Source code of charts:

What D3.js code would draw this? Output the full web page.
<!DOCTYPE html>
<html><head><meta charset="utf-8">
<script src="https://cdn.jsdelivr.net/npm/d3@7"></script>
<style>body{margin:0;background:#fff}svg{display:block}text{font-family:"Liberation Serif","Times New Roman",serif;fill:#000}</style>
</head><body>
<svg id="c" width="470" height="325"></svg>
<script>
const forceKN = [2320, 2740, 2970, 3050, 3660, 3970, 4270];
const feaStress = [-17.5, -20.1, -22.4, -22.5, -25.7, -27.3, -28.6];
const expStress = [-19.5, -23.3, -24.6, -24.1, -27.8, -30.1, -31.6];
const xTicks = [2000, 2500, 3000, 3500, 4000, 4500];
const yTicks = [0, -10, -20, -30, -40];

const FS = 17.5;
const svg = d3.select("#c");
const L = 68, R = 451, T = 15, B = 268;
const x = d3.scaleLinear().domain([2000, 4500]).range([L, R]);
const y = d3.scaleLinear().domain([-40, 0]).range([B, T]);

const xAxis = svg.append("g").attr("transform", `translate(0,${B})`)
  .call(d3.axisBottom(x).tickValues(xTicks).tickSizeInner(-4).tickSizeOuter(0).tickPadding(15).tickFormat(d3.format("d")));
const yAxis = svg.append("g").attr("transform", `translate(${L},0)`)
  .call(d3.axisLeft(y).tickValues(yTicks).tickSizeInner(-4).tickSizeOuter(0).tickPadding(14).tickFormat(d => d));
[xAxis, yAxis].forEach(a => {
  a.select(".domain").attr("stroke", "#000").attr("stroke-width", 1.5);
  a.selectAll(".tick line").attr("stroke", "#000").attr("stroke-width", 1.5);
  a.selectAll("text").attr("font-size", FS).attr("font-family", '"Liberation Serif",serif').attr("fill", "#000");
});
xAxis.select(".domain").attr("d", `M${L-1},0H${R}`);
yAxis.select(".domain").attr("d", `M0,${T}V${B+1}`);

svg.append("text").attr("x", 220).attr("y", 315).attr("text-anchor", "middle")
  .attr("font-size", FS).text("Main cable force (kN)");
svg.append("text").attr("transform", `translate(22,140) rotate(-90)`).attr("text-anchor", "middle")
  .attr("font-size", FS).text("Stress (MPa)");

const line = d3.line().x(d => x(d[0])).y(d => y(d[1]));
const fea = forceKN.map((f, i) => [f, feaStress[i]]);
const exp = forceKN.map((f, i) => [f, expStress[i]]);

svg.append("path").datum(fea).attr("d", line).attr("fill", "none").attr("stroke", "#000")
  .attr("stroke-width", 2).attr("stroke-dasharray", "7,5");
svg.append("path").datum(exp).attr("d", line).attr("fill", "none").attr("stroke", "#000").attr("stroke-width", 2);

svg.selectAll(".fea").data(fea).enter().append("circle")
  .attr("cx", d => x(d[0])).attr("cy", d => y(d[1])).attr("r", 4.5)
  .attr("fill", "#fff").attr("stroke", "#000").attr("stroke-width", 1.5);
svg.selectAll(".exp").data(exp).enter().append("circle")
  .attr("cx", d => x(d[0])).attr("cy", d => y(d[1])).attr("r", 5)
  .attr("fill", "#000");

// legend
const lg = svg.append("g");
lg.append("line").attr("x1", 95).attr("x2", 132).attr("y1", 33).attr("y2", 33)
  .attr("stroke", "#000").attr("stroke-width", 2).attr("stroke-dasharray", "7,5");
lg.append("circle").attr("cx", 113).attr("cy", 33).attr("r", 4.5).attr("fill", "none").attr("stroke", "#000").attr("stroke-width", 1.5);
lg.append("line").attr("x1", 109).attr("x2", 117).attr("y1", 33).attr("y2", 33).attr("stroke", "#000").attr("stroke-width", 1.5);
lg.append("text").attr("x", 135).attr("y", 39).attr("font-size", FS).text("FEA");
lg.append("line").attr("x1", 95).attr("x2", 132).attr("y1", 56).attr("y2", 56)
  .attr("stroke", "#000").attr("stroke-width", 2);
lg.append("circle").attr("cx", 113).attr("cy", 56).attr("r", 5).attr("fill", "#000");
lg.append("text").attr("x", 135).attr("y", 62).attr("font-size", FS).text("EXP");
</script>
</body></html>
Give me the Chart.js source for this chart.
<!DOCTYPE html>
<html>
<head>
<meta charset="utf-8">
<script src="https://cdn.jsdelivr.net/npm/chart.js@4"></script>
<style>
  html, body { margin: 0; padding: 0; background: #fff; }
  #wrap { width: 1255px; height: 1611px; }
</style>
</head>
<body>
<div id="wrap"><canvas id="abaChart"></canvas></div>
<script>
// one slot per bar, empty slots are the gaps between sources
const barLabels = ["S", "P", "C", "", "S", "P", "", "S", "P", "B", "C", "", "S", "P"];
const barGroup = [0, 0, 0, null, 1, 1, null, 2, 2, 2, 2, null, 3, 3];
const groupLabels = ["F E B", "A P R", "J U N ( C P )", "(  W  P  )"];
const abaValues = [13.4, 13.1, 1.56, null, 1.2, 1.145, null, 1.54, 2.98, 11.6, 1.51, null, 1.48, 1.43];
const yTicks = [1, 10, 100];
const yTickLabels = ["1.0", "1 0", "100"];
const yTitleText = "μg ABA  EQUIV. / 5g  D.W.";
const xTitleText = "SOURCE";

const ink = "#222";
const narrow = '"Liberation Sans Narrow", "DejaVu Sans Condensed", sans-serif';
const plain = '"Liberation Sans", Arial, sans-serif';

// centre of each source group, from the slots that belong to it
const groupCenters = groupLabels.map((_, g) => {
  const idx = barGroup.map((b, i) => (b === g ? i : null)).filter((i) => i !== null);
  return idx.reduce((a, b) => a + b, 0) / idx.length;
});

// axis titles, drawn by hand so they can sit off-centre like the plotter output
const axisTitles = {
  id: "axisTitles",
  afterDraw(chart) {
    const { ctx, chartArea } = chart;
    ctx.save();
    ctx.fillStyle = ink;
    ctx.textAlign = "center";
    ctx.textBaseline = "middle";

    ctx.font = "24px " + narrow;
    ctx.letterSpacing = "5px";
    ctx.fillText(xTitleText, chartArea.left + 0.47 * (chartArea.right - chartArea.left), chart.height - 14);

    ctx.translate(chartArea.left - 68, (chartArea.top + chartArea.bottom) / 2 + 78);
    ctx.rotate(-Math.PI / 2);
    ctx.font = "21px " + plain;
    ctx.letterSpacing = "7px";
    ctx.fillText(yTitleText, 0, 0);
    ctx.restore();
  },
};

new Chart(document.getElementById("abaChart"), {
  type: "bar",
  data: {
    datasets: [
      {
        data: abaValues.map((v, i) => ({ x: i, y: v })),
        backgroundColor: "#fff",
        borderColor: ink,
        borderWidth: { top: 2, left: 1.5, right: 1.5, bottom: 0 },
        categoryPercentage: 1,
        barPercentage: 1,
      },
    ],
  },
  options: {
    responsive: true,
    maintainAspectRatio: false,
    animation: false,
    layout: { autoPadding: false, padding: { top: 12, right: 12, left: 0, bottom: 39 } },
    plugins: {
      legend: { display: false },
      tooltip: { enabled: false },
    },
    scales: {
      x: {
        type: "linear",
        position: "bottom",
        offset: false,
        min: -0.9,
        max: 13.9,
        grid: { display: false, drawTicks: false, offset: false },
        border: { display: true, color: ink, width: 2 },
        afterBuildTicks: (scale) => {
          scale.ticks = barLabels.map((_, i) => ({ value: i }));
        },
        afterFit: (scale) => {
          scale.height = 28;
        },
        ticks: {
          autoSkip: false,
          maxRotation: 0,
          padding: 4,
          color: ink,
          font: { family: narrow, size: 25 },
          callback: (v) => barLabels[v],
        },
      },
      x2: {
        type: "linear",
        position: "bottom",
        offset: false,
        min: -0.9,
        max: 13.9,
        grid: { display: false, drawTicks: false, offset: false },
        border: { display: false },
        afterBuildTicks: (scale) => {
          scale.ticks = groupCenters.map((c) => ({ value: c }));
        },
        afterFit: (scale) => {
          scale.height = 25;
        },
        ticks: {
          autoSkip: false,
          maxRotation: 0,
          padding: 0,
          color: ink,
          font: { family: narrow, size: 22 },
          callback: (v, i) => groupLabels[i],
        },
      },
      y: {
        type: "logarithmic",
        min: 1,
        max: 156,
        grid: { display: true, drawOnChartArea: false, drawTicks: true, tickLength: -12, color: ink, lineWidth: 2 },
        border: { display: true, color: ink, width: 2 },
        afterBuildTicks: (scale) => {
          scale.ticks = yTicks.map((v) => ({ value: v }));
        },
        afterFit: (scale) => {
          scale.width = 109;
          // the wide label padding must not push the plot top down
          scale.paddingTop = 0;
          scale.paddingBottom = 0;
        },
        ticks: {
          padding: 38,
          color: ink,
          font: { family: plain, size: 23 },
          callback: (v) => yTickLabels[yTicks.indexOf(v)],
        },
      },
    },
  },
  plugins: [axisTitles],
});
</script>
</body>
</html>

What is being asked: Return only the exact lines from the opening of the records through the line that contains "const y = d3.scaleLinear().domain([-40, 0]).range([B, T]);", both included.

Solution for this problem:
What D3.js code would draw this? Output the full web page.
<!DOCTYPE html>
<html><head><meta charset="utf-8">
<script src="https://cdn.jsdelivr.net/npm/d3@7"></script>
<style>body{margin:0;background:#fff}svg{display:block}text{font-family:"Liberation Serif","Times New Roman",serif;fill:#000}</style>
</head><body>
<svg id="c" width="470" height="325"></svg>
<script>
const forceKN = [2320, 2740, 2970, 3050, 3660, 3970, 4270];
const feaStress = [-17.5, -20.1, -22.4, -22.5, -25.7, -27.3, -28.6];
const expStress = [-19.5, -23.3, -24.6, -24.1, -27.8, -30.1, -31.6];
const xTicks = [2000, 2500, 3000, 3500, 4000, 4500];
const yTicks = [0, -10, -20, -30, -40];

const FS = 17.5;
const svg = d3.select("#c");
const L = 68, R = 451, T = 15, B = 268;
const x = d3.scaleLinear().domain([2000, 4500]).range([L, R]);
const y = d3.scaleLinear().domain([-40, 0]).range([B, T]);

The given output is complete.